Kate Michelman, NARAL’s former head, and Frances Kissling, once the head of Catholics for Choice, insisted, “The House Democrats reinforced the principle that a minority view on the morality of abortion can determine reproductive-health policy for American women.”
Senior’s bold question: “But is that actually right?” Her analysis is unflinchingly honest and no doubt deeply unsettling to her colleagues.
Senior paraphrases a conclusion from a very interesting three-year-old essay that makes all pro-abortionists squirm, then and now: “Roe v. Wade was one of the few Supreme Court decisions that was out of step with mainstream public opinion.” She goes through the poll numbers which, on first blush, do not seem to have changed all that much, but when examined more closely reveal a ticking time bomb.
“If forced to choose, Americans today are far more eager to label themselves ‘pro-life’ than they were a dozen years ago. The youngest generation of voters–those between the ages of 18 and 29, and therefore most likely to need an abortion–is the most pro-life to come along since the generation born during the Great Depression, according to Michael D. Hais and Morley Winograd, authors of Millennial Makeover, who got granular data on the subject from Pew Research Center.
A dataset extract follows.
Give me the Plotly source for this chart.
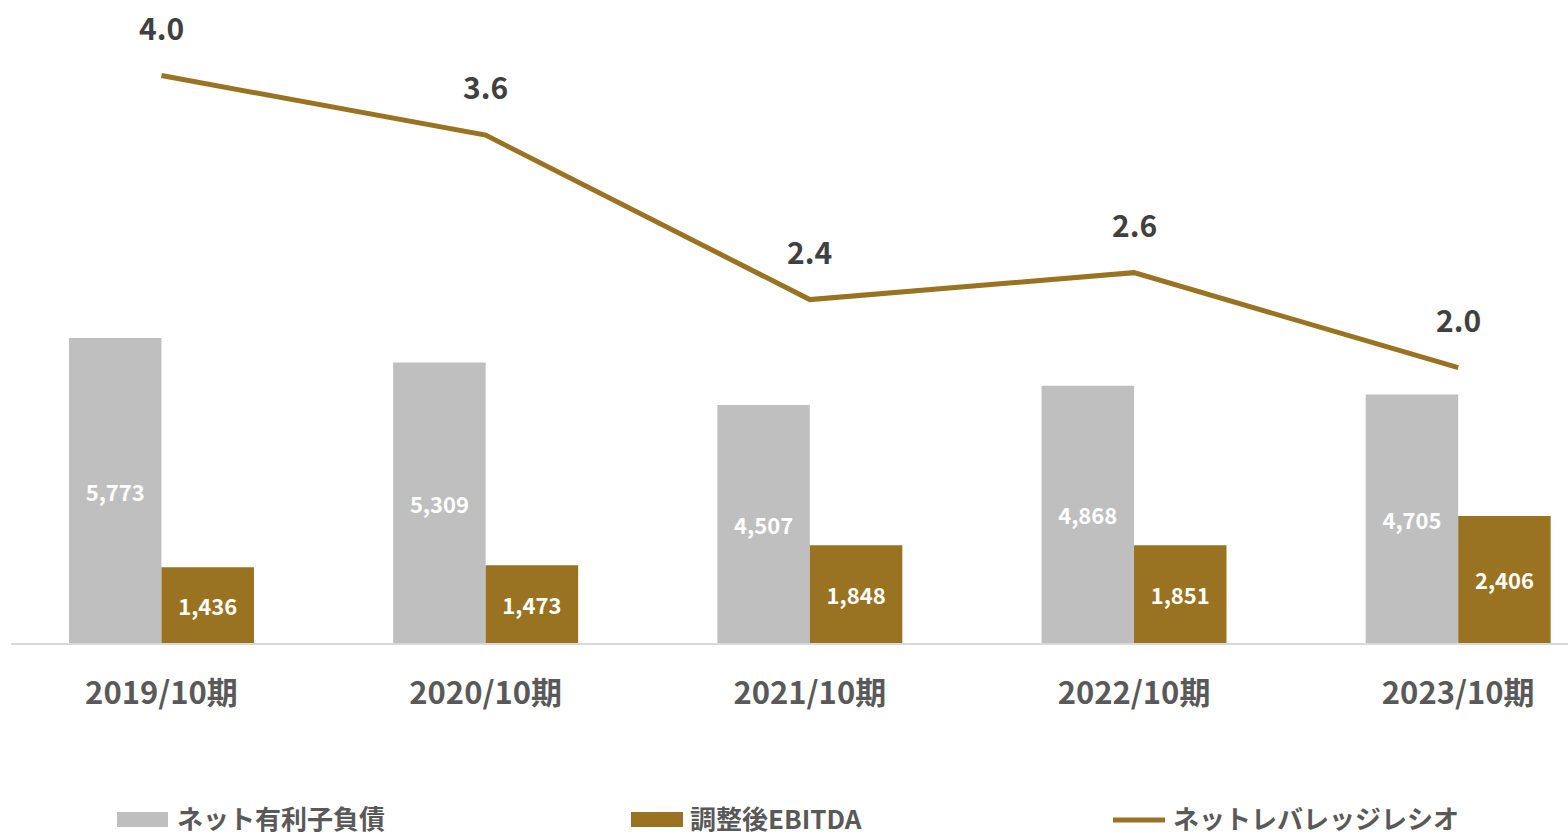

Crisis Pregnancy Centers, dedicated to persuading women to continue their pregnancies, now outnumber the country’s abortion providers, who themselves are a rapidly aging group (two-thirds are over 50, according to a National Abortion Federation study from 2002).”
Not to be overly obvious, but with an aging cadre of abortionists, at one end, and a growing pro-life sentiment among young people, at the other end–it’s not hard to figure out that the demographic trends are trending well for us.
There are 20 different points that could be developed at length.
Let me summarize four.
#1. The stigma surrounding abortion is alive and growing.
#2. Roe’s out-of-control approval of abortion for any reason or no reason never enjoyed majority support. Nearly 37 years later, there is more popular support for limitations than ever before.
#3. What was once a kind of abstraction was personalized in a terrain-shifting manner by the enormously important debate over partial-birth abortion. Even though the simple line drawings showing what these abortions actually are were quite mild and meek, “The procedure was extremely upsetting to behold,” Senior writes. “In it, the fetus–or is it a baby?–is removed from the uterus and stabbed in the back of the head with surgical scissors. It’s a revolting image, one to which the public was ritualistically subjected on the evening news as the debate raged on the House and Senate floors.” She adds, unnecessarily, “Defending it was a pro-choice person’s nightmare.”
#4. An awful lot of women had (and have) difficulties with their decision to abort. The impact of the pressure boyfriends exert to abort cannot be exaggerated. (Any relationship between the two?) Often it is a sick joke to say that a woman–and particularly a girl–has exercised her “choice” to abort.
Abortion is (as one former abortion clinic owner once confessed) “a kind of killing.” And although Senior does not recite the actual words, in 1993 Michelman admitted to the Philadelphia Inquirer, “We think abortion is a bad thing.” (Michelman soon backtracked, but the interview had been taped which left her flailing for a way to explain the discrepancy.)
Why is this important? Because at least some pro-abortionists (for whatever amalgam of psychological reasons) have grown perilously close to being almost casual about abortion’s soul-numbing brutality.
My conclusion is simple: to quote Senior. Having talked at great length and with admirable honesty, she concludes, “[I]t’s hard for a pro-choice person like myself to see how the ball rolls forward.”